Some commodities that we already know plenty about will continue to be traded extensively. Copper, a vital component for electrical wiring, is unlikely to see demand diminish any time soon – good news for Chile, Peru, and Indonesia – while lithium has acted as a huge boost for Chile and Australia already and could support exports from other economies across Latin America.

Precious metals have already propped up exports in South Africa, while markets such as Zambia and DR Congo have large reserves of copper, with the latter home to more than half of the world’s cobalt reserves. Although taken together key energy transition minerals currently account for around 0.5% of global trade, their role in key supply chains could well mean their economic impact is greater than trade figures alone might suggest. And, assuming trade roughly follows demand growth, we estimate the share of these minerals in world trade could rise to around 1.2% by 2040.

Indonesia could well become the dominant producer of EV metals.

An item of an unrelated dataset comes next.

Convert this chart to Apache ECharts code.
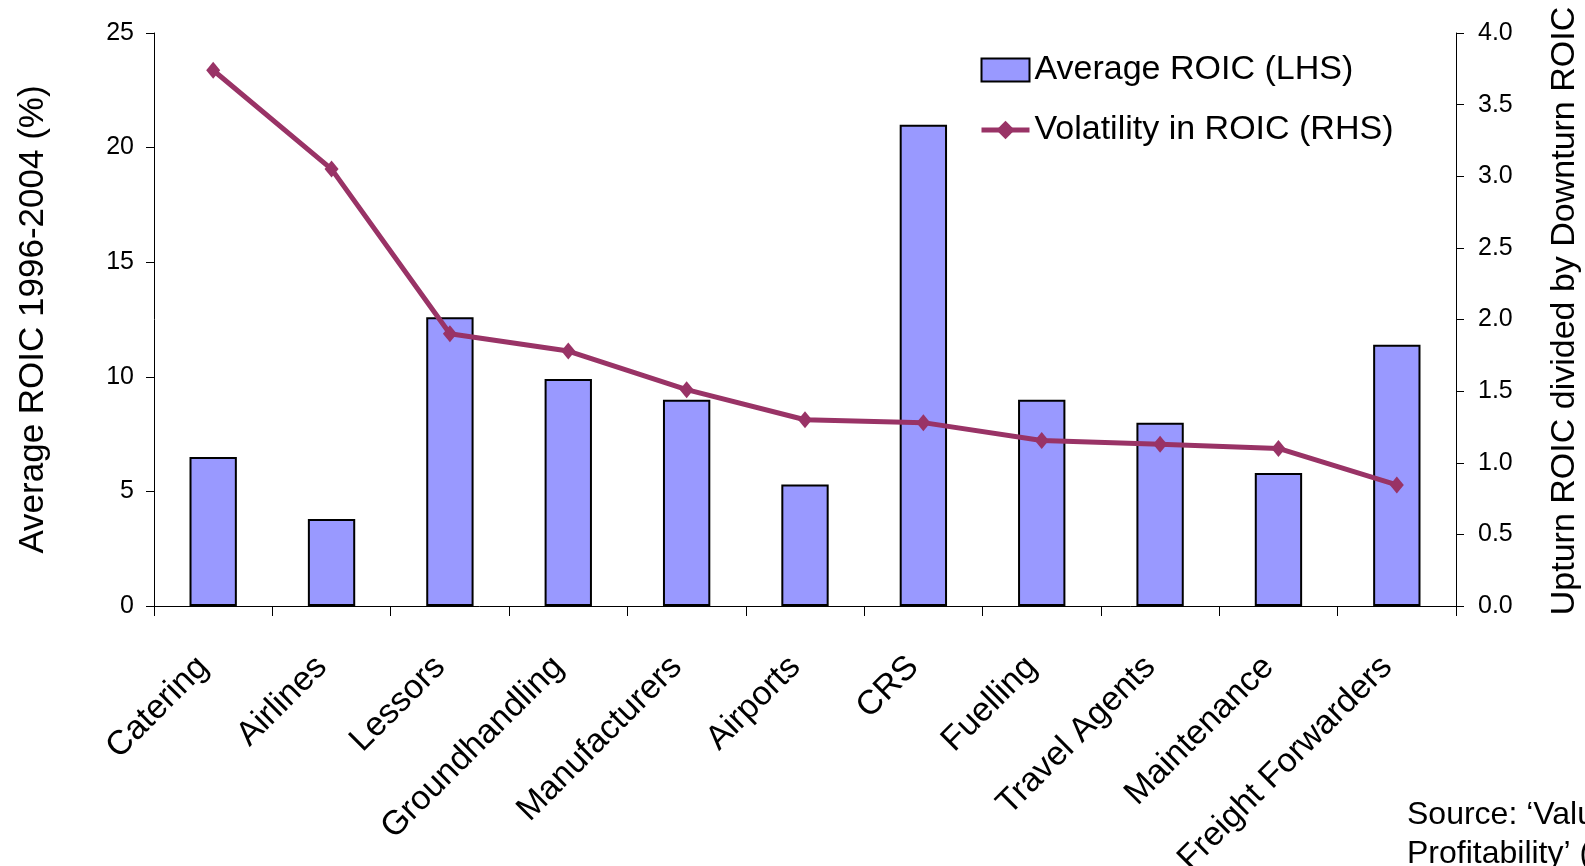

This means that exporters of transition critical minerals will be more important in terms of driving global trade, and their geopolitical profile could also rise. Indonesia, for example, could well become the dominant producer of EV metals, while Malaysia could benefit from rare earths investments, though environmental and innovation factors will also need to be considered.

This raises questions surrounding trade policy. Some economies have been keen to limit exports of raw materials (such as Indonesia with nickel) as they seek to move up the value chain. Mainland China has put export controls on some key minerals, too. Rising protectionism along with supply chain disruptions has increased pressure to diversify supply chains for these minerals – with ‘rare earths’ from the Scandinavian seabed a potentially important development for European businesses.

But for the next decade or so, mining and refining of these key minerals look set to remain very concentrated, meaning there will be a key role for trade deals to facilitate supply. The Minerals Security Partnership, for example, among 15 economies including the EU, US, UK, and India, aims to catalyse investment in responsible mining, processing and recycling of critical minerals, while the US and EU have been striking separate bilateral pacts on critical minerals with various partners. Therefore, as the world continues to transition to clean energy, trade will play an important role in meeting critical minerals needs.